Advocates must always recognise that background and jurisdiction create a chasm in educational foundation and, as such (depending on the nature of the matter), possible witnesses and experts would be drawn from a range of the different societal classifications. Understanding this reality means that the advocate must endeavour to understand the witness and expert in question so as to tailor the style of questioning that can elicit the most favourable answers and aid his or her case. However, a ‘one size fits all’ approach is never appropriate.
Effectiveness in the course of cross-examination requires a combination of using leading questions to steer the witness tactfully in the direction the advocate seeks and maintaining brevity. Employing the use of long-winded questions creates a risk of the witness, expert or even the tribunal missing the crucial point that the advocate seeks to make.
Although oral advocacy is given more emphasis in common law jurisdictions that make up the bulk of English-speaking African countries, the ability of an advocate to express himself or herself in writing is as important as the ability to express himself or herself orally. Indeed, a few arbitral proceedings, particularly construction-related disputes, are conducted solely in writing, with no hearing at all.
There has been a shift in recent years towards significantly limiting the time allowed for oral advocacy in court to save time and reduce the ever-rising cost of litigation. Likewise, many arbitral tribunals are moving inexorably towards written advocacy. The trend is to have advocates simply adopt their arguments and use the limited time to adumbrate on certain important issues. Hence, the choice between written and oral submissions is not typically an ‘either-or’ situation.
Pleadings, as well as interlocutory, opening and closing submissions are, indeed, expected to be well-written and supported by the relevant authorities being relied on. It is generally believed that the hallmark of good writing is clarity, and that transcends merely staying within the confines of conventional grammar, punctuation, syntax and semantics. In other words, a good advocate should eloquently work towards a clear goal with every piece of writing.
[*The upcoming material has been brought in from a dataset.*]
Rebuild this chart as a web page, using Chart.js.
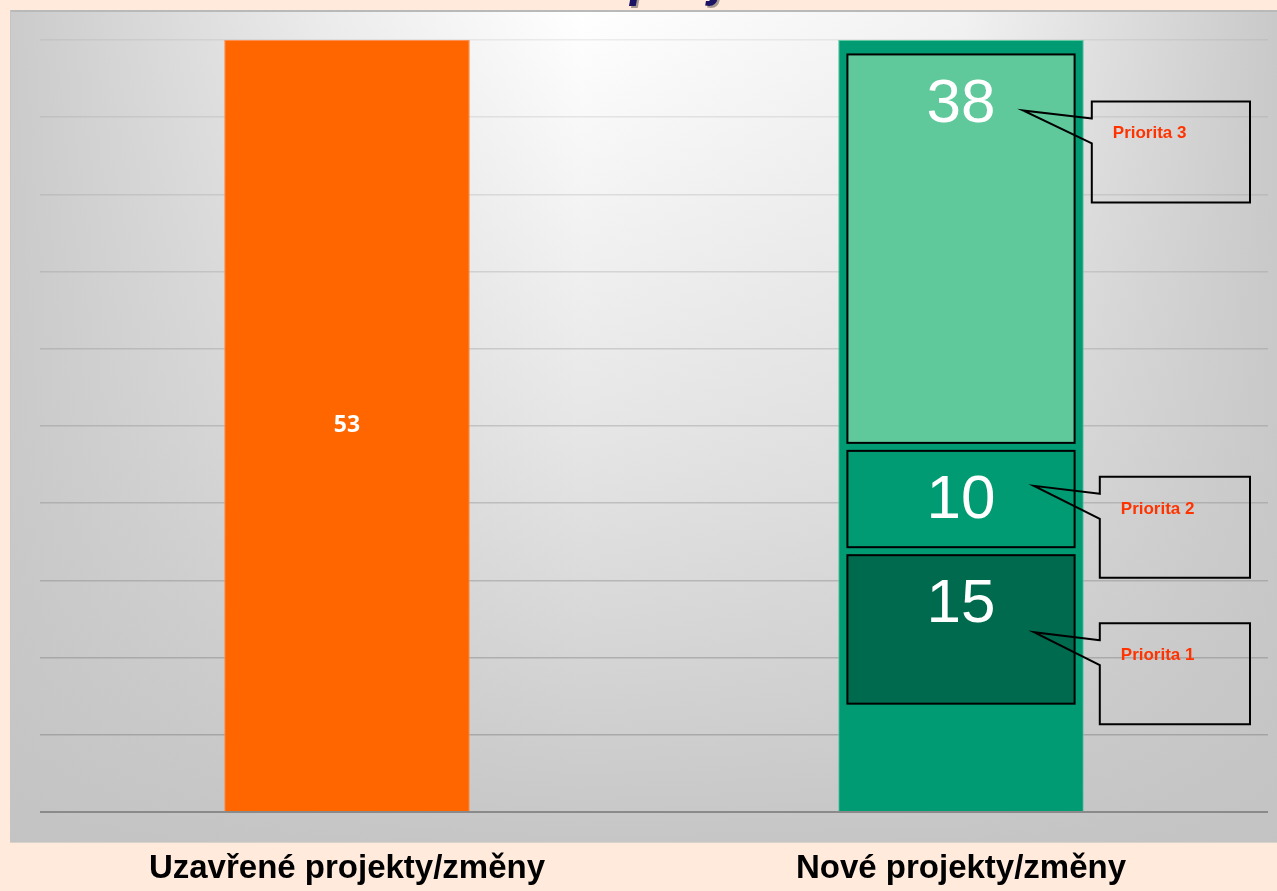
<!DOCTYPE html>
<html>
<head>
<meta charset="utf-8">
<script src="https://cdn.jsdelivr.net/npm/chart.js@4"></script>
<style>
  html, body { margin: 0; padding: 0; background: #FFEADB; }
  #wrap { width: 1277px; height: 891px; }
</style>
</head>
<body>
<div id="wrap"><canvas id="chart"></canvas></div>
<script>
  // data
  const categories = ['Uzavřené projekty/změny', 'Nové projekty/změny'];
  const closedValues = [53, null];
  const priorityLabels = ['Priorita 1', 'Priorita 2', 'Priorita 3'];
  const priority1 = [null, 15];
  const priority2 = [null, 10];
  const priority3 = [null, 38];
  const titleText = 'Stav projektů';

  // 100% stacked share of each column
  const newTotals = categories.map((c, i) => (priority1[i] || 0) + (priority2[i] || 0) + (priority3[i] || 0));
  const colTotals = categories.map((c, i) => (closedValues[i] || 0) + newTotals[i]);
  const closedPct = closedValues.map((v, i) => v == null ? null : v / colTotals[i] * 100);
  const newPct = newTotals.map((v, i) => v ? v / colTotals[i] * 100 : null);

  const prioColors = ['#006A4E', '#009B72', '#5FC99C'];

  // background panel
  const panelPlugin = {
    id: 'panel',
    beforeDraw(chart) {
      const c = chart.ctx;
      const x0 = 10, y0 = 10, x1 = 1277, y1 = 842;
      c.save();
      let g = c.createLinearGradient(x0, 0, x1, 0);
      g.addColorStop(0, '#cbcbcb');
      g.addColorStop(0.25, '#ececec');
      g.addColorStop(0.45, '#ffffff');
      g.addColorStop(0.75, '#f2f2f2');
      g.addColorStop(1, '#c9c9c9');
      c.fillStyle = g;
      c.fillRect(x0, y0, x1 - x0, y1 - y0);
      let v = c.createLinearGradient(0, y0, 0, y1);
      v.addColorStop(0, 'rgba(200,200,200,0)');
      v.addColorStop(0.5, 'rgba(200,200,200,0.45)');
      v.addColorStop(1, 'rgba(195,195,195,0.95)');
      c.fillStyle = v;
      c.fillRect(x0, y0, x1 - x0, y1 - y0);
      c.fillStyle = '#b9b9b9';
      c.fillRect(x0, y0, x1 - x0, 2);
      c.fillStyle = '#c4c4c4';
      c.fillRect(x0, y0, 1, y1 - y0);
      c.fillStyle = '#d9d2c8';
      c.fillRect(x0, y1, x1 - x0, 1);
      c.restore();
    },
    afterDraw(chart) {
      // title, mostly above the visible area
      const c = chart.ctx;
      c.save();
      c.font = 'italic bold 50px "Liberation Sans"';
      c.fillStyle = '#1B1464';
      c.shadowColor = 'rgba(0,0,0,0.35)';
      c.shadowOffsetX = 2;
      c.shadowOffsetY = 2;
      c.textBaseline = 'alphabetic';
      const w = c.measureText('Stav ').width;
      c.fillText(titleText, 630 - w, -4);
      c.restore();
    }
  };

  // priority boxes, values and callouts
  const tipOffsets = [27, -15, 6];   // where each callout points, relative to the value
  const boxPlugin = {
    id: 'boxes',
    afterDatasetsDraw(chart) {
      const c = chart.ctx;
      c.save();

      // value on closed bar
      const closedEl = chart.getDatasetMeta(0).data[0];
      c.font = 'bold 23px "Open Sans"';
      c.fillStyle = '#ffffff';
      c.textAlign = 'center';
      c.textBaseline = 'middle';
      c.fillText(String(closedValues[0]), closedEl.x, (closedEl.y + closedEl.base) / 2);

      const greenEl = chart.getDatasetMeta(1).data[1];
      const greenRight = greenEl.x + greenEl.width / 2;
      const vals = [priority1, priority2, priority3];

      [2, 3, 4].forEach((di, k) => {
        const el = chart.getDatasetMeta(di).data[1];
        const left = el.x - el.width / 2;
        const top = el.y + 4;
        const bottom = el.base - 4;
        c.fillStyle = prioColors[k];
        c.fillRect(left, top, el.width, bottom - top);
        c.lineWidth = 2;
        c.strokeStyle = '#000000';
        c.strokeRect(left, top, el.width, bottom - top);

        const ly = top + 50;
        c.font = '62px "Liberation Sans"';
        c.fillStyle = '#ffffff';
        c.textAlign = 'center';
        c.textBaseline = 'middle';
        c.fillText(String(vals[k][1]), el.x, ly);

        // callout
        const tipX = el.x + (k === 2 ? 62 : 73), tipY = ly + tipOffsets[k];
        const bx = greenRight + (k === 2 ? 8 : 16), bw = 1250 - bx;
        const by = tipY - 9, bh = 101;
        c.beginPath();
        c.moveTo(bx, by + 17);
        c.lineTo(tipX, tipY);
        c.lineTo(bx, by + 42);
        c.lineTo(bx, by + bh);
        c.lineTo(bx + bw, by + bh);
        c.lineTo(bx + bw, by);
        c.lineTo(bx, by);
        c.closePath();
        c.lineWidth = 2;
        c.strokeStyle = '#000000';
        c.stroke();

        c.font = 'bold 17px "Liberation Sans"';
        c.fillStyle = '#FF3300';
        c.textAlign = 'left';
        c.fillText(priorityLabels[k], bx + 21, by + 32);
      });
      c.restore();
    }
  };

  const ctx = document.getElementById('chart');

  const common = { grouped: false, categoryPercentage: 1.0 };

  new Chart(ctx, {
    type: 'bar',
    data: {
      labels: categories,
      datasets: [
        {
          ...common,
          label: 'Uzavřené',
          data: closedPct,
          backgroundColor: '#FF6600',
          borderColor: '#FF8F50',
          borderWidth: 1,
          stack: 'main',
          yAxisID: 'y',
          barPercentage: 0.4
        },
        {
          ...common,
          label: 'Nové',
          data: newPct,
          backgroundColor: '#009B72',
          borderColor: '#62C9A2',
          borderWidth: 1,
          stack: 'main',
          yAxisID: 'y',
          barPercentage: 0.4
        },
        // priorities are drawn by the plugin, these only give the geometry
        { ...common, label: priorityLabels[0], data: priority1, backgroundColor: 'rgba(0,0,0,0)', borderWidth: 0,
          stack: 'prio', yAxisID: 'y2', barPercentage: 0.37 },
        { ...common, label: priorityLabels[1], data: priority2, backgroundColor: 'rgba(0,0,0,0)', borderWidth: 0,
          stack: 'prio', yAxisID: 'y2', barPercentage: 0.37 },
        { ...common, label: priorityLabels[2], data: priority3, backgroundColor: 'rgba(0,0,0,0)', borderWidth: 0,
          stack: 'prio', yAxisID: 'y2', barPercentage: 0.37 }
      ]
    },
    options: {
      responsive: true,
      maintainAspectRatio: false,
      animation: false,
      layout: { padding: { left: 40, right: 9, top: 40, bottom: 4 } },
      scales: {
        x: {
          type: 'category',
          offset: true,
          stacked: true,
          afterFit: s => { s.height = 75; },
          grid: { display: false },
          border: { display: false },
          ticks: {
            color: '#000000',
            padding: 29,
            maxRotation: 0,
            font: { family: '"Liberation Sans"', size: 33, weight: 'bold' }
          }
        },
        y: {
          min: 0,
          max: 100,
          stacked: true,
          afterFit: s => { s.width = 0; },
          ticks: { display: false, stepSize: 10 },
          border: { display: false },
          grid: {
            drawTicks: false,
            color: c => c.index === 0 ? '#8a8a8a' : `rgba(120,120,120,${0.12 + (10 - c.index) * 0.035})`,
            lineWidth: c => c.index === 0 ? 2 : 1.5
          }
        },
        y2: {
          min: -10,
          max: 64,
          stacked: true,
          display: false
        }
      },
      plugins: {
        legend: { display: false },
        tooltip: { enabled: false }
      }
    },
    plugins: [panelPlugin, boxPlugin]
  });
</script>
</body>
</html>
Arguments on the issues for determination should be canvassed in a chronological order and devoid of ambiguities.
Conciseness and structure are also key. This entails being brief with an appropriate level of detail (depending on the context and subject matter involved), and conveying points succinctly, without the use of superfluous words. A deliberate and meaningful structure has to be considered. For example, the first couple of paragraphs or sections should be used to summarise an advocate’s views as logically as possible.
Most English-speaking African countries share similar degrees of professional and cultural experience. This affinity can be traced to the fact that most of the English-speaking legal systems in Africa, with a few exceptions, are cut from the same stock – the common law system. That being said, the flexible nature of arbitration encourages arbitral tribunals, advocates and parties to structure the applicable procedure to the circumstances of the dispute and the background of the advocates and tribunal members. Consequently, tribunals are usually eager to adopt features from the common law and civil law systems to achieve efficiency during arbitral proceedings.
To effectively represent clients in English-speaking African countries, there must be a thorough understanding of the various nuances that could come into play. Advocates are generally expected, in adopting the art of advocacy in all its forms, to be proficient and persuasive in eliciting what is relevant and support the client’s position, on the basis of the available evidence and legal principles. An excellent oral advocate is capable of grasping the essential issues of a case and conveying them to the tribunal in the manner that best suits the client’s interests. Effective written advocacy in particular connotes the ability to bring the issues into the central arena and assist the tribunal in having a meaningful dialogue with the advocate, where the need arises. This, in turn, will assist in a speedy determination of the issues in question.
 Stanley U Nweke-Eze is an international arbitration and litigation associate at Templars.
 Core English-speaking or anglophone African countries include Botswana, Eswatini (Swaziland), Ethiopia, Ghana, Kenya, Lesotho, Liberia, Malawi, Namibia, Nigeria, Sierra Leone, Somalia, South Africa, Tanzania, The Gambia, Uganda, Zambia and Zimbabwe. See Herbert Smith Freehills, ‘A Multi-Jurisdictional Review: Dispute Resolution in Africa’ (2nd Edition, September 2016), 6.
 Ghana, Kenya, Liberia, Malawi, Nigeria, Sierra Leone, Tanzania, Uganda and Zambia operate common law legal systems. See Herbert Smith Freehills, ‘A Multi-Jurisdictional Review: Dispute Resolution in Africa’ (2nd Edition, September 2016), 6.
 Botswana, Ethiopia, Lesotho, Namibia, Somalia, South-Africa, Swaziland, The Gambia and Zimbabwe operate mixed common law and civil law legal systems. See Herbert Smith Freehills, ‘A Multi-Jurisdictional Review: Dispute Resolution in Africa’ (2nd Edition, September 2016), 6.
 An example is the United Nations Commission on International Trade Law’s Model Law on International Commercial Arbitration.
 For example, Ghana, Botswana, Kenya, Namibia, South Africa and Swaziland have no restrictions in this regard. In Kenya, for instance, other professionals, such as engineers and architects, would typically represent parties on construction disputes. See Herbert Smith Freehills, ‘A Multi-Jurisdictional Review: Dispute Resolution in Africa’ (2nd Edition, September 2016), 153.
 In Nigeria, although there appears to be no express restriction on representation of parties in arbitration proceedings because Article 4 of the Arbitration Rules contained in the First Schedule to the Arbitration and Conciliation Act provides as follows: ‘The parties may be represented or assisted by legal practitioners of their choice.’ Nigerian courts have not interpreted this provision, but a domestic arbitral tribunal has interpreted same as restricting the representation of parties in arbitral proceedings to persons qualified to practise Nigerian law. See Herbert Smith Freehills, ‘A Multi-Jurisdictional Review: Dispute Resolution in Africa’ (2nd Edition, September 2016), 229.
 Cross-examination of a witness is unlikely to occur if the advocate or the tribunal has a civil law background.